--- START OF COLLECTED MATERIAL ---

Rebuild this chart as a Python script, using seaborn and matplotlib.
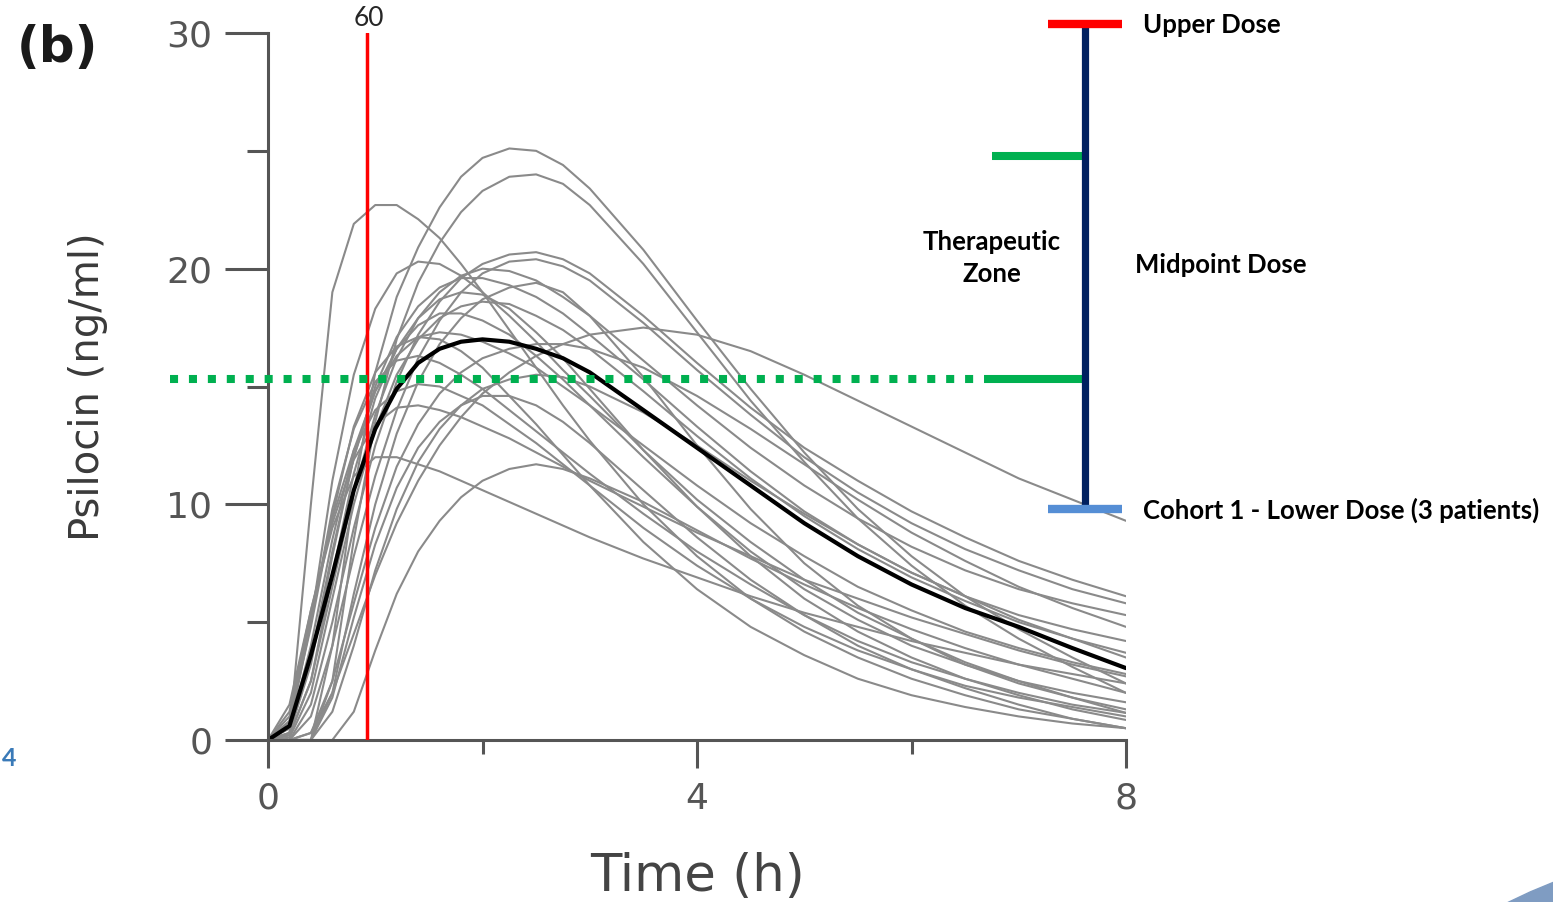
import matplotlib
matplotlib.use("Agg")
import matplotlib.pyplot as plt
from matplotlib.patches import Circle
import seaborn as sns
import pandas as pd

# sampling times (h)
time_h = [0, 0.2, 0.4, 0.6, 0.8, 1.0, 1.2, 1.4, 1.6, 1.8, 2.0, 2.25, 2.5, 2.75, 3.0,
          3.5, 4.0, 4.5, 5.0, 5.5, 6.0, 6.5, 7.0, 7.5, 8.0]

# population mean psilocin concentration (ng/ml)
mean_conc = [0, 0.6, 3.6, 7.0, 10.6, 13.2, 14.9, 16.0, 16.6, 16.9, 17.0, 16.9, 16.6, 16.2, 15.6,
             14.0, 12.4, 10.8, 9.2, 7.8, 6.6, 5.6, 4.8, 3.9, 3.05]

# individual simulated profiles (ng/ml)
subject_curves = [
    [0, 0.3, 10.0, 19.0, 21.9, 22.7, 22.7, 22.1, 21.3, 20.2, 19.0, 17.4, 15.8, 14.2, 12.7, 10.0, 7.8, 6.0, 4.6, 3.5, 2.6, 1.9, 1.3, 0.9, 0.5],
    [0, 0, 0, 4.0, 10.5, 15.6, 18.8, 20.9, 22.6, 23.9, 24.7, 25.1, 25.0, 24.4, 23.4, 20.8, 17.8, 14.9, 12.2, 9.8, 7.8, 6.1, 4.7, 3.5, 2.4],
    [0, 0, 0, 2.5, 8.5, 13.5, 17.0, 19.4, 21.1, 22.4, 23.3, 23.9, 24.0, 23.6, 22.7, 20.2, 17.3, 14.4, 11.8, 9.4, 7.4, 5.7, 4.3, 3.1, 2.0],
    [0, 0.5, 5.0, 11.0, 15.5, 18.3, 19.8, 20.3, 20.2, 19.7, 19.0, 18.0, 16.9, 15.7, 14.6, 12.3, 10.2, 8.4, 6.8, 5.4, 4.3, 3.3, 2.5, 1.8, 1.15],
    [0, 0, 1.5, 5.0, 9.0, 12.5, 15.2, 17.2, 18.6, 19.6, 20.2, 20.6, 20.7, 20.4, 19.8, 18.0, 16.0, 14.1, 12.4, 11.0, 9.7, 8.6, 7.6, 6.8, 6.1],
    [0, 0, 1.0, 4.0, 7.8, 11.2, 14.0, 16.2, 17.8, 19.0, 19.8, 20.3, 20.4, 20.1, 19.5, 17.7, 15.7, 13.8, 12.0, 10.5, 9.2, 8.1, 7.2, 6.4, 5.8],
    [0, 0.2, 2.5, 6.5, 10.5, 13.8, 16.2, 17.9, 19.0, 19.7, 20.0, 19.9, 19.5, 18.8, 18.0, 16.1, 14.2, 12.4, 10.8, 9.4, 8.2, 7.2, 6.4, 5.8, 5.3],
    [0, 0.3, 3.2, 7.8, 12.0, 15.0, 17.1, 18.4, 19.2, 19.6, 19.6, 19.3, 18.8, 18.1, 17.2, 15.3, 13.3, 11.4, 9.7, 8.3, 7.1, 6.1, 5.3, 4.7, 4.2],
    [0, 0.2, 2.5, 7.0, 11.3, 14.5, 16.6, 17.9, 18.7, 19.0, 18.9, 18.3, 17.3, 16.2, 14.9, 12.3, 9.9, 7.8, 6.0, 4.6, 3.5, 2.6, 1.9, 1.3, 0.85],
    [0, 0.1, 2.0, 6.0, 10.0, 13.2, 15.5, 17.0, 17.9, 18.4, 18.6, 18.5, 18.0, 17.4, 16.6, 14.8, 12.9, 11.1, 9.5, 8.1, 6.9, 5.9, 5.0, 4.3, 3.7],
    [0, 0, 0.3, 2.0, 4.5, 7.0, 9.2, 11.0, 12.5, 13.7, 14.7, 15.6, 16.3, 16.8, 17.2, 17.5, 17.2, 16.5, 15.5, 14.4, 13.3, 12.2, 11.1, 10.2, 9.3],
    [0, 0, 0, 0, 1.2, 3.8, 6.2, 8.0, 9.3, 10.3, 11.0, 11.5, 11.7, 11.5, 11.1, 10.1, 8.9, 7.7, 6.6, 5.6, 4.7, 3.9, 3.2, 2.6, 2.0],
    [0, 1.5, 5.5, 9.0, 11.2, 12.0, 12.0, 11.7, 11.4, 11.0, 10.6, 10.1, 9.6, 9.1, 8.6, 7.7, 6.9, 6.1, 5.4, 4.8, 4.2, 3.7, 3.2, 2.8, 2.4],
    [0, 0.8, 5.0, 9.8, 13.2, 15.2, 16.1, 16.3, 16.0, 15.5, 14.9, 14.0, 13.1, 12.2, 11.3, 9.6, 8.0, 6.6, 5.3, 4.2, 3.3, 2.6, 2.0, 1.5, 1.15],
    [0, 0.5, 4.0, 8.5, 12.3, 14.8, 16.3, 17.1, 17.3, 17.2, 16.9, 16.4, 15.8, 15.0, 14.2, 12.5, 10.8, 9.2, 7.8, 6.5, 5.5, 4.6, 3.9, 3.3, 2.8],
    [0, 0, 0, 1.2, 4.0, 7.2, 9.8, 11.8, 13.2, 14.2, 14.9, 15.3, 15.5, 15.4, 15.0, 13.9, 12.5, 11.0, 9.6, 8.3, 7.1, 6.1, 5.1, 4.3, 3.5],
    [0, 0, 0, 1.8, 5.2, 8.3, 10.7, 12.4, 13.5, 14.2, 14.6, 14.6, 14.2, 13.5, 12.6, 10.6, 8.6, 6.8, 5.3, 4.0, 3.0, 2.2, 1.5, 0.9, 0.5],
    [0, 0.3, 3.5, 8.0, 12.0, 14.8, 16.6, 17.6, 18.1, 18.1, 17.8, 17.2, 16.3, 15.3, 14.2, 12.0, 9.9, 8.0, 6.4, 5.1, 4.0, 3.2, 2.5, 2.0, 1.6],
    [0, 0, 0.3, 2.5, 5.8, 9.0, 11.6, 13.4, 14.7, 15.6, 16.2, 16.6, 16.8, 16.8, 16.6, 15.8, 14.6, 13.2, 11.7, 10.2, 8.8, 7.6, 6.5, 5.6, 4.8],
    [0, 1.0, 5.2, 9.4, 12.3, 14.0, 14.8, 15.1, 15.0, 14.6, 14.2, 13.4, 12.6, 11.7, 10.8, 9.0, 7.4, 6.0, 4.8, 3.8, 3.0, 2.3, 1.8, 1.4, 1.0],
    [0, 0, 0, 2.0, 6.2, 10.0, 13.0, 15.2, 16.8, 17.9, 18.7, 19.2, 19.4, 19.0, 18.0, 15.4, 12.5, 9.8, 7.5, 5.7, 4.3, 3.2, 2.4, 1.8, 1.3],
    [0, 0.8, 4.8, 9.5, 13.3, 15.6, 16.7, 17.1, 17.0, 16.5, 15.8, 14.6, 13.4, 12.1, 10.8, 8.4, 6.4, 4.8, 3.6, 2.6, 1.9, 1.4, 1.0, 0.7, 0.5],
    [0, 1.2, 5.5, 9.2, 11.9, 13.4, 14.1, 14.2, 14.0, 13.7, 13.3, 12.8, 12.2, 11.6, 11.0, 9.9, 8.8, 7.8, 6.8, 6.0, 5.2, 4.5, 3.8, 3.2, 2.7],
]

# annotation levels (data units)
dose_time = 0.92            # red line, 60 min
dose_bar_x = 7.62           # vertical dose scale
upper_dose = 30.4
zone_top = 24.8
zone_mid = 15.3
lower_dose = 9.8

rows = []
for i, curve in enumerate(subject_curves):
    for t, c in zip(time_h, curve):
        rows.append({"subject": i, "time": t, "conc": c})
df = pd.DataFrame(rows)
df_mean = pd.DataFrame({"time": time_h, "conc": mean_conc})

sns.set_style("ticks")
plt.rcParams["font.family"] = ["DejaVu Sans"]

W, H = 1553, 902
fig = plt.figure(figsize=(W / 100, H / 100), dpi=100)
ax = fig.add_axes([268 / W, 1 - 740 / H, 858 / W, 707 / H])

sns.lineplot(data=df, x="time", y="conc", units="subject", estimator=None,
             color="#8a8a8a", linewidth=1.5, ax=ax, legend=False)
sns.lineplot(data=df_mean, x="time", y="conc", color="black", linewidth=3.0, ax=ax)

ax.set_xlim(0, 8)
ax.set_ylim(0, 30)
sns.despine(ax=ax)
for s in ["left", "bottom"]:
    ax.spines[s].set_color("#555555")
    ax.spines[s].set_linewidth(2.2)

ax.set_xticks([0, 4, 8])
ax.set_xticks([2, 6], minor=True)
ax.set_yticks([0, 10, 20, 30])
ax.set_yticks([5, 15, 25], minor=True)
ax.tick_params(axis="y", which="major", length=31, width=2.2, color="#555555",
               pad=9, labelsize=26, labelcolor="#555555")
ax.tick_params(axis="y", which="minor", length=15, width=2.2, color="#555555")
ax.tick_params(axis="x", which="major", length=20, width=2.2, color="#555555",
               pad=10, labelsize=26, labelcolor="#555555")
ax.tick_params(axis="x", which="minor", length=10, width=2.2, color="#555555")

ax.set_xlabel("Time (h)", fontsize=37, color="#444444")
ax.xaxis.label.set_va("center")
ax.xaxis.set_label_coords(0.5, (740 - 877) / 707)
ax.set_ylabel("Psilocin (ng/ml)", fontsize=29, color="#3a3a3a")
ax.yaxis.label.set_va("center")
ax.yaxis.set_label_coords((88 - 268) / 858, 0.5)

# 60 min marker
ax.plot([dose_time, dose_time], [0, 30], color="red", linewidth=2.5, zorder=5)
ax.text(dose_time + 0.02, 30.6, "60", ha="center", va="center", fontsize=19,
        family="Lato", clip_on=False)

# therapeutic midpoint line
ax.plot([-0.91, 6.73], [zone_mid, zone_mid], color="#00b050", linewidth=5.8,
        linestyle=(0, (1, 1.35)), dash_capstyle="butt", clip_on=False, zorder=6)
ax.plot([6.73, dose_bar_x], [zone_mid, zone_mid], color="#00b050", linewidth=5.8,
        solid_capstyle="butt", clip_on=False, zorder=6)
ax.plot([6.75, dose_bar_x], [zone_top, zone_top], color="#00b050", linewidth=5.8,
        solid_capstyle="butt", clip_on=False, zorder=6)

# dose scale
ax.plot([dose_bar_x, dose_bar_x], [lower_dose, upper_dose], color="#002060",
        linewidth=5.2, solid_capstyle="butt", clip_on=False, zorder=6)
ax.plot([7.27, 7.96], [upper_dose, upper_dose], color="#ff0000", linewidth=6,
        solid_capstyle="butt", clip_on=False, zorder=7)
ax.plot([7.27, 7.96], [lower_dose, lower_dose], color="#558ed5", linewidth=6,
        solid_capstyle="butt", clip_on=False, zorder=7)


def fx(x):
    return x / W


def fy(y):
    return 1 - y / H


lab = dict(fontsize=18.5, fontweight="bold", family="Lato", color="black")
fig.text(fx(1143), fy(25), "Upper Dose", ha="left", va="center", **lab)
fig.text(fx(1135), fy(265), "Midpoint Dose", ha="left", va="center", **lab)
fig.text(fx(992), fy(258), "Therapeutic\nZone", ha="center", va="center",
         linespacing=1.45, **lab)
fig.text(fx(1143), fy(510), "Cohort 1 - Lower Dose (3 patients)", ha="left",
         va="center", **lab)

fig.text(fx(57), fy(48), "(b)", ha="center", va="center", fontsize=36,
         fontweight="bold", color="#1a1a1a")
fig.text(fx(9), fy(758), "4", ha="center", va="center", fontsize=18,
         fontweight="bold", family="Lato", color="#3a7ab8")

# slide decoration in the corner
fig.patches.append(Circle((1733, H - 1349), 500, transform=None,
                          color="#7f9cc2", zorder=0))

fig.savefig("out.png", dpi=100)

--- END OF COLLECTED MATERIAL ---

Repeat the lines exactly as they stand, from the opening line of the data through the line with "14.0, 12.4, 10.8, 9.2, 7.8, 6.6, 5.6, 4.8, 3.9, 3.05]". Pictures stay out of the copy.

Rebuild this chart as a Python script, using seaborn and matplotlib.
import matplotlib
matplotlib.use("Agg")
import matplotlib.pyplot as plt
from matplotlib.patches import Circle
import seaborn as sns
import pandas as pd

# sampling times (h)
time_h = [0, 0.2, 0.4, 0.6, 0.8, 1.0, 1.2, 1.4, 1.6, 1.8, 2.0, 2.25, 2.5, 2.75, 3.0,
          3.5, 4.0, 4.5, 5.0, 5.5, 6.0, 6.5, 7.0, 7.5, 8.0]

# population mean psilocin concentration (ng/ml)
mean_conc = [0, 0.6, 3.6, 7.0, 10.6, 13.2, 14.9, 16.0, 16.6, 16.9, 17.0, 16.9, 16.6, 16.2, 15.6,
             14.0, 12.4, 10.8, 9.2, 7.8, 6.6, 5.6, 4.8, 3.9, 3.05]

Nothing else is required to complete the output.